DATA PROVIDED
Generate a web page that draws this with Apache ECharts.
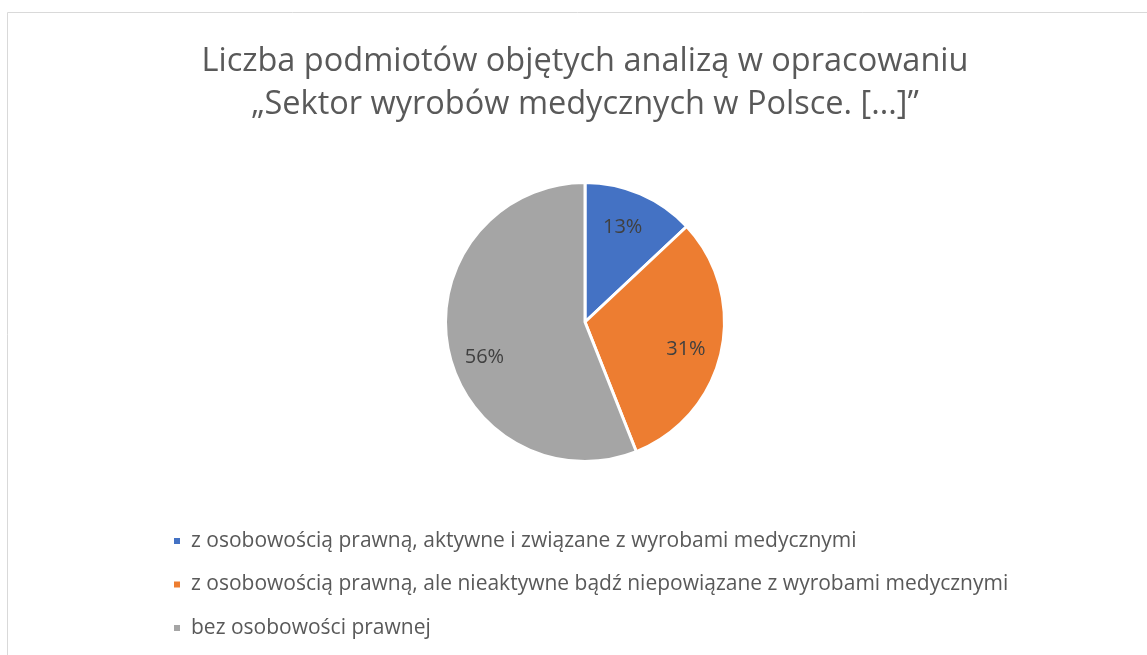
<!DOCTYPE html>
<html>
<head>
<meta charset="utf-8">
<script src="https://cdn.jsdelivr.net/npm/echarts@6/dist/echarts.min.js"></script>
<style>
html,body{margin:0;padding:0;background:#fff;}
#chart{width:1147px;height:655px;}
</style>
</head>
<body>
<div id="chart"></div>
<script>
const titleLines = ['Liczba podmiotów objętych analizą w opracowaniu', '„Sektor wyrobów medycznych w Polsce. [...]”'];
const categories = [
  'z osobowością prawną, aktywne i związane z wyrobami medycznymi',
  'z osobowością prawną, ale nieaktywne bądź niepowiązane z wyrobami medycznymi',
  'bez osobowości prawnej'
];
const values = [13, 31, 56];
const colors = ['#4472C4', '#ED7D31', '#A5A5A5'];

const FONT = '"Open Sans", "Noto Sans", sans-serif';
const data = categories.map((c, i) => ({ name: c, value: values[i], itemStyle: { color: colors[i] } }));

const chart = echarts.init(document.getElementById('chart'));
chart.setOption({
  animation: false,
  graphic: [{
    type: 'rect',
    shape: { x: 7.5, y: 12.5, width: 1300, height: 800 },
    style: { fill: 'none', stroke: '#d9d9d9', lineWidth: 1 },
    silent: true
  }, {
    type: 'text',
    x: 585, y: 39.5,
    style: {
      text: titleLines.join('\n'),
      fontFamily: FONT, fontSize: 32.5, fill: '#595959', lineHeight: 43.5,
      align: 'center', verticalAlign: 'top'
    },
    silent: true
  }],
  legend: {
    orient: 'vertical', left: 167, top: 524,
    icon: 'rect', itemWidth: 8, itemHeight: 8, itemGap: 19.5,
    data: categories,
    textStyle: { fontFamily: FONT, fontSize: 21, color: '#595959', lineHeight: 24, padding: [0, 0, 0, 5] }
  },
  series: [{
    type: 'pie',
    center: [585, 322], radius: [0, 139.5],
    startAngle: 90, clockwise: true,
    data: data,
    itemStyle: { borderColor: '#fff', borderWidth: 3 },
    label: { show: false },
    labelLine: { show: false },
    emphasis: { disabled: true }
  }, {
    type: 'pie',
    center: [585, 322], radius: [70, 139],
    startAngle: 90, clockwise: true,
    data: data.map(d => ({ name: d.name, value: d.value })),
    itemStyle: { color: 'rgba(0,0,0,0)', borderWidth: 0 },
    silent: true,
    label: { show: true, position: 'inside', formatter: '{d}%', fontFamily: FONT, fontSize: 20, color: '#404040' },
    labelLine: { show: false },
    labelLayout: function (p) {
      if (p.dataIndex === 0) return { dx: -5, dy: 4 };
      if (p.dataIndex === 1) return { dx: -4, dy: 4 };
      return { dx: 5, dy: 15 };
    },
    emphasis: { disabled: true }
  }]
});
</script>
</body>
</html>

==

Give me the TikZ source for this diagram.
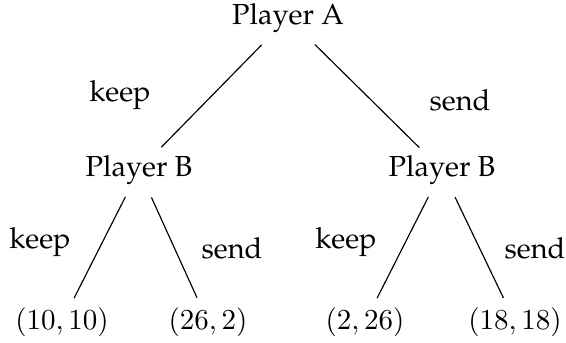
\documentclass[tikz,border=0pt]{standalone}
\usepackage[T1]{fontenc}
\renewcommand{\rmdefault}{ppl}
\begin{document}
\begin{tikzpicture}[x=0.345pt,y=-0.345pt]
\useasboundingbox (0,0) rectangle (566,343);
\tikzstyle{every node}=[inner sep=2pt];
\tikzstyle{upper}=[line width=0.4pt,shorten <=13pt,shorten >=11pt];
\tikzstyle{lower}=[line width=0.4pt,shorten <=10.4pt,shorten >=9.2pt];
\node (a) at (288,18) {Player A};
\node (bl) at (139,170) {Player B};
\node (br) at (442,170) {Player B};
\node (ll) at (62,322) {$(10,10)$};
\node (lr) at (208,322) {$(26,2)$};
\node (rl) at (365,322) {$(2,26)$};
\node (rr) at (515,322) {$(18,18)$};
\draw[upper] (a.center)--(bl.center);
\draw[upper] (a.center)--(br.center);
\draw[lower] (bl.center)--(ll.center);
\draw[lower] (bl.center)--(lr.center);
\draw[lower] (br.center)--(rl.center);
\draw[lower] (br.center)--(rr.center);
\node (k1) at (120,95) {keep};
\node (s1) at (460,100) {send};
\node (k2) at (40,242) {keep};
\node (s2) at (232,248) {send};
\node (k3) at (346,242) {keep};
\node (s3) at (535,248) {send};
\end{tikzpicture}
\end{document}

DIRECTION
Only the lines between the line with "Generate a web" and the line with "const data = categories.map((c, i)", inclusive, should be reproduced, exactly as written and without pictures.

ANSWER IN FULL
Generate a web page that draws this with Apache ECharts.
<!DOCTYPE html>
<html>
<head>
<meta charset="utf-8">
<script src="https://cdn.jsdelivr.net/npm/echarts@6/dist/echarts.min.js"></script>
<style>
html,body{margin:0;padding:0;background:#fff;}
#chart{width:1147px;height:655px;}
</style>
</head>
<body>
<div id="chart"></div>
<script>
const titleLines = ['Liczba podmiotów objętych analizą w opracowaniu', '„Sektor wyrobów medycznych w Polsce. [...]”'];
const categories = [
  'z osobowością prawną, aktywne i związane z wyrobami medycznymi',
  'z osobowością prawną, ale nieaktywne bądź niepowiązane z wyrobami medycznymi',
  'bez osobowości prawnej'
];
const values = [13, 31, 56];
const colors = ['#4472C4', '#ED7D31', '#A5A5A5'];

const FONT = '"Open Sans", "Noto Sans", sans-serif';
const data = categories.map((c, i) => ({ name: c, value: values[i], itemStyle: { color: colors[i] } }));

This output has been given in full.